I have several reasons for believing that I have hands. First, however, I will address some potential concerns with the idea that I have hands: Examined closely, the specific actualizations of my hands are subject to change, and frequently, especially due to the temporary nature of the epidermis and the fact that organic creatures and their prehensile appendages are typically subject to cycles of growth and decay, and that these processes are largely outside their willful control. I must concede that some of the secondary properties of my hands are mutable and automatic, but this does not disprove their existence, their responsiveness to my will, their relation to my central person (i.e. my body), or their singular connection to my sense experience; these things constitute, perhaps, the phenomenological essence of those appendages which are the referential object of the term “my hands.”

These concerns and potential objections aside, some of the specific reasons I have for believing that I have hands are as follows: I am currently typing with prehensile appendages located at the end of a pair of arms. I am experiencing the effect of their actions in the form of sensory feedback (e.g. the tapping of keys and words appearing on-screen in my word processor, the experience of texture). When I will these prehensile appendages to move in a particular direction or perform a particular action, they do so, to the degree of dexterity that I have trained myself to possess. This I can prove by example, if necessary. If another person wills them to move, they do not respond. It therefore follows that these prehensile appendages are hands, and that they are mine.

These reasons are not only grounded in evidence, proof, or fact, but they are such. Prehensile appendages at the end of arms below the wrist can only be hands. Hands organically attached to me that I move through will alone can only be my hands. When I will them to act, I experience sensory feedback, sensory feedback which is relayed to no one but me — this would not occur if these were not my hands. The statement “I have hands” is therefore reasonable and defensible.

My belief can be evaluated deductively. The argument in favor of the conclusion that I have hands seems to be both valid and sound. I am aware that my argument rests – at least partially – on my having arms, although I have attempted to circumvent this valid contention by defining hands as prehensile appendages at the end of arms (not merely my arms), and deductively proving that an ability to directly exert will over their movement and receive tactile, sensate feedback causes them to be considered my hands, rather than their attachment to what I do indeed consider to be my arms.

For these reasons and based on these arguments, I consider the belief or claim that I have hands to be justified and true.

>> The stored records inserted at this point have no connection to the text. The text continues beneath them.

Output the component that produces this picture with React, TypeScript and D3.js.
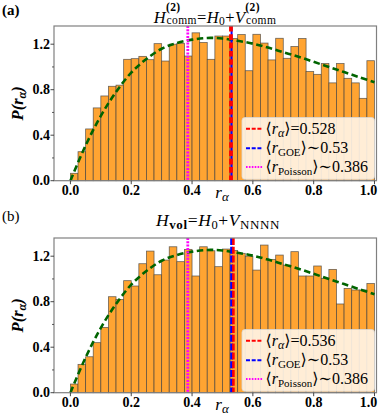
import React from 'react';
import * as d3 from 'd3';

// ---------- data ----------
const binLefts = [
  0, 0.025, 0.05, 0.075, 0.1, 0.125, 0.15, 0.175, 0.2, 0.225,
  0.25, 0.275, 0.3, 0.325, 0.35, 0.375, 0.4, 0.425, 0.45, 0.475,
  0.5, 0.525, 0.55, 0.575, 0.6, 0.625, 0.65, 0.675, 0.7, 0.725,
  0.75, 0.775, 0.8, 0.825, 0.85, 0.875, 0.9, 0.925, 0.95, 0.975,
];
const binWidth = 0.025;

const commHist = [
  0.065, 0.255, 0.455, 0.64, 0.745, 0.83, 0.84, 1.067, 1.073, 1.093,
  1.064, 1.205, 1.052, 1.2, 1.208, 1.096, 1.3, 1.215, 1.067, 1.272,
  1.272, 1.25, 1.285, 0.967, 1.287, 1.21, 1.062, 1.252, 1.076, 1.18,
  1.25, 0.96, 0.935, 1.03, 0.86, 1.03, 0.9, 0.86, 0.724, 1.055,
];

const volHist = [
  0.076, 0.249, 0.316, 0.44, 0.574, 0.844, 0.82, 0.985, 0.938, 1.134,
  1.245, 1.037, 1.166, 1.283, 1.152, 1.26, 1.026, 1.283, 1.248, 1.108,
  1.263, 1.25, 1.225, 1.2, 1.078, 1.298, 1.172, 1.21, 1.122, 1.24,
  1.026, 1.026, 1.114, 1.005, 1.084, 0.78, 0.917, 0.903, 0.903, 0.96,
];

// GOE surmise curve
const surmiseR = [0, 0.05, 0.1, 0.15, 0.2, 0.25, 0.3, 0.35, 0.4, 0.45, 0.5,
  0.55, 0.6, 0.65, 0.7, 0.75, 0.8, 0.85, 0.9, 0.95, 1.0];
const surmiseP = [0, 0.31, 0.57, 0.78, 0.95, 1.07, 1.16, 1.21, 1.24, 1.255, 1.25,
  1.23, 1.205, 1.17, 1.13, 1.09, 1.045, 1.0, 0.955, 0.91, 0.866];

const meanRComm = 0.528;
const meanRVol = 0.536;
const rGOE = 0.53;
const rPoisson = 0.386;
const meanRCommLabel = '0.528';
const meanRVolLabel = '0.536';
const rGOELabel = '0.53';
const rPoissonLabel = '0.386';

const xTicks = [0, 0.2, 0.4, 0.6, 0.8, 1.0];
const xTickLabels = ['0.0', '0.2', '0.4', '0.6', '0.8', '1.0'];
const yTicks = [0, 0.4, 0.8, 1.2];
const yTickLabels = ['0.0', '0.4', '0.8', '1.2'];
const yMinorTicks = [0.2, 0.6, 1.0];

// ---------- layout ----------
const W = 378;
const H = 416;
const FONT = "'Liberation Serif', 'DejaVu Serif', serif";
const X_LEFT = 54;
const X_RIGHT = 376.5;
const Y_TOP = 26;
const Y_BASE = 180.7;
const PANEL_SHIFT = 212;

const xScale = d3.scaleLinear().domain([-0.054, 1.0066]).range([X_LEFT, X_RIGHT]);

type PanelProps = {
  off: number;
  hist: number[];
  meanR: number;
  meanLabel: string;
  split: boolean;
};

function Panel({ off, hist, meanR, meanLabel, split }: PanelProps) {
  const y = d3.scaleLinear().domain([0, 1.36]).range([Y_BASE + off, Y_TOP + off]);
  const line = d3
    .line<number>()
    .x((_, i) => xScale(surmiseR[i]))
    .y((d) => y(d))
    .curve(d3.curveCatmullRom);
  const top = Y_TOP + off;
  const base = Y_BASE + off;
  const lx = 242;
  const ly = 117.5 + off;
  const rows = [128.7 + off, 148.3 + off, 167 + off];
  return (
    <g>
      {hist.map((v, i) => (
        <rect
          key={i}
          x={xScale(binLefts[i])}
          y={y(v)}
          width={xScale(binLefts[i] + binWidth) - xScale(binLefts[i])}
          height={y(0) - y(v)}
          fill="#FFA432"
          stroke="#3d3d3d"
          strokeOpacity={0.75}
          strokeWidth={0.8}
        />
      ))}
      <path
        d={line(surmiseP) || ''}
        fill="none"
        stroke="#006400"
        strokeWidth={2.6}
        strokeDasharray="6.5 3.5"
      />
      {/* vertical reference lines */}
      <line x1={xScale(rPoisson)} x2={xScale(rPoisson)} y1={top} y2={base}
        stroke="#FF00FF" strokeWidth={2.8} strokeDasharray="2 1.3" />
      {split ? (
        <>
          <line x1={xScale(rGOE)} x2={xScale(rGOE)} y1={top} y2={base}
            stroke="#0000FF" strokeWidth={2.8} strokeDasharray="7 1.8" />
          <line x1={xScale(meanR)} x2={xScale(meanR)} y1={top} y2={base}
            stroke="#FF0000" strokeWidth={2.6} strokeDasharray="7 1.8" />
        </>
      ) : (
        <>
          <line x1={xScale(rGOE)} x2={xScale(rGOE)} y1={top} y2={base}
            stroke="#0000FF" strokeWidth={2} />
          <line x1={xScale(meanR)} x2={xScale(meanR)} y1={top} y2={base}
            stroke="#FF0000" strokeWidth={3.8} strokeDasharray="5.6 2.7" />
        </>
      )}
      {/* legend */}
      <rect x={lx} y={ly} width={374.5 - lx} height={179.3 + off - ly} rx={3}
        fill="#FFF5E8" fillOpacity={0.9} stroke="#d8d8d8" strokeWidth={0.8} />
      <line x1={246} x2={263} y1={rows[0]} y2={rows[0]} stroke="#FF0000" strokeWidth={2} strokeDasharray="4 1.7" />
      <line x1={246} x2={263} y1={rows[1]} y2={rows[1]} stroke="#0000FF" strokeWidth={2} strokeDasharray="4 1.7" />
      <line x1={246} x2={263} y1={rows[2]} y2={rows[2]} stroke="#FF00FF" strokeWidth={2} strokeDasharray="1.6 1.3" />
      <g fontFamily={FONT} fontSize={16} fill="#000">
        <text x={265.5} y={rows[0] + 4.8}>
          ⟨<tspan fontStyle="italic">r</tspan>
          <tspan fontStyle="italic" fontSize={12} dy={3}>α</tspan>
          <tspan dy={-3}>⟩=</tspan>{meanLabel}
        </text>
        <text x={265.5} y={rows[1] + 4.8}>
          ⟨<tspan fontStyle="italic">r</tspan>
          <tspan fontSize={11} dy={3}>GOE</tspan>
          <tspan dy={-3}>⟩∼{rGOELabel}</tspan>
        </text>
        <text x={265.5} y={rows[2] + 4.8}>
          ⟨<tspan fontStyle="italic">r</tspan>
          <tspan fontSize={11} dy={3}>Poisson</tspan>
          <tspan dy={-3}>⟩∼{rPoissonLabel}</tspan>
        </text>
      </g>
      {/* frame */}
      <rect x={X_LEFT} y={top} width={X_RIGHT - X_LEFT} height={base - top}
        fill="none" stroke="#808080" strokeWidth={1.2} />
      {/* y ticks */}
      {yTicks.map((t, i) => (
        <g key={'yt' + i}>
          <line x1={X_LEFT - 3.5} x2={X_LEFT} y1={y(t)} y2={y(t)} stroke="#333" strokeWidth={0.9} />
          <text x={50} y={y(t) + 4.6} textAnchor="end" fontFamily={FONT}
            fontWeight="bold" fontSize={14}>{yTickLabels[i]}</text>
        </g>
      ))}
      {yMinorTicks.map((t, i) => (
        <line key={'ym' + i} x1={X_LEFT - 2} x2={X_LEFT} y1={y(t)} y2={y(t)} stroke="#333" strokeWidth={0.8} />
      ))}
      {/* x ticks */}
      {xTicks.map((t, i) => (
        <g key={'xt' + i}>
          <line x1={xScale(t)} x2={xScale(t)} y1={base} y2={base + 3.5} stroke="#333" strokeWidth={0.9} />
          <text x={Math.min(xScale(t), 368.5)} y={base + 14.5} textAnchor="middle" fontFamily={FONT}
            fontWeight="bold" fontSize={14}>{xTickLabels[i]}</text>
        </g>
      ))}
      {/* axis labels */}
      <text x={222} y={base + 17} textAnchor="middle" fontFamily={FONT} fontSize={17}>
        <tspan fontStyle="italic">r</tspan>
        <tspan fontStyle="italic" fontSize={13} dy={3.5}>α</tspan>
      </text>
      <text transform={`translate(23, ${(top + base) / 2}) rotate(-90)`} textAnchor="middle"
        fontFamily={FONT} fontSize={16.5} fontWeight="bold" fontStyle="italic">
        P(r<tspan fontSize={12} dy={3}>α</tspan><tspan dy={-3}>)</tspan>
      </text>
    </g>
  );
}

export default function App() {
  return (
    <svg width={W} height={H} viewBox={`0 0 ${W} ${H}`}
      style={{ position: 'absolute', left: 0, top: 0, background: '#fff' }}>
      <rect x={0} y={0} width={W} height={H} fill="#fff" />
      {/* panel labels */}
      <text x={2} y={15} fontFamily={FONT} fontWeight="bold" fontSize={15}>(a)</text>
      <text x={2} y={220.5} fontFamily={FONT} fontSize={15}>(b)</text>
      {/* titles */}
      <text x={215} y={22.7} textAnchor="middle" fontFamily={FONT} fontSize={16.5} letterSpacing={0.4}>
        <tspan fontStyle="italic">H</tspan>
        <tspan fontSize={11.5} fontWeight="bold" dy={-12}>(2)</tspan>
        <tspan fontSize={11.5} dx={-14} dy={13.5}>comm</tspan>
        <tspan dy={-1.5}>=</tspan>
        <tspan fontStyle="italic">H</tspan>
        <tspan fontSize={11.5} dy={2}>0</tspan>
        <tspan dy={-2}>+</tspan>
        <tspan fontStyle="italic">V</tspan>
        <tspan fontSize={11.5} fontWeight="bold" dy={-12}>(2)</tspan>
        <tspan fontSize={11.5} dx={-14} dy={13.5}>comm</tspan>
      </text>
      <text x={218} y={226} textAnchor="middle" fontFamily={FONT} fontSize={17.5} letterSpacing={0.6}>
        <tspan fontStyle="italic">H</tspan>
        <tspan fontSize={13} fontWeight="bold" dy={2.5}>vol</tspan>
        <tspan dy={-2.5}>=</tspan>
        <tspan fontStyle="italic">H</tspan>
        <tspan fontSize={12.5} dy={2.5}>0</tspan>
        <tspan dy={-2.5}>+</tspan>
        <tspan fontStyle="italic">V</tspan>
        <tspan fontSize={13} dy={2.5}>NNNN</tspan>
      </text>
      <Panel off={0} hist={commHist} meanR={meanRComm} meanLabel={meanRCommLabel} split={false} />
      <Panel off={PANEL_SHIFT} hist={volHist} meanR={meanRVol} meanLabel={meanRVolLabel} split={true} />
    </svg>
  );
}
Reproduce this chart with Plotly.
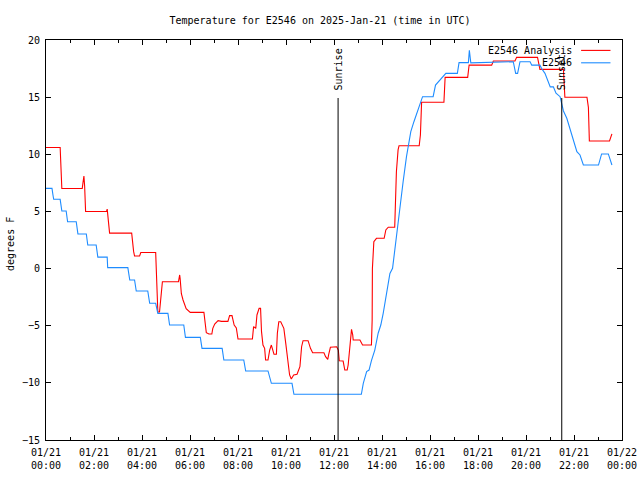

As reasoned, it should also be considered an objective belief, as the premises would not vary from person to person insofar as they refer to an experience common to all people who employ will to control their prehensile appendages.

My belief is not an opinion because there is no room for reasonable uncertainty or alternative explanations if my arguments are well-reasoned, nor is it based on faith, although I understand that it is based upon certain metaphysical and epistemological assumptions regarding the nature of being, ownership, will, and knowledge.

My belief is actually acceptable, and further, actionable, because I have justified reasons, good evidence, and sound reasoning, as outlined above.

As a philosopher, academic, and iconoclast, one should wonder at my pretensions to critical thinking if I could not adequately defend a claim as elementary and apparently self-evident as “I have hands.” As an aspiring functional and stable person, however, one should wonder at my pretensions to sanity and reasonableness if I should move through life in this way — if I should claim to genuinely live in the mode of skepticism, or even if I should comport myself in a pedantic and overly critical manner.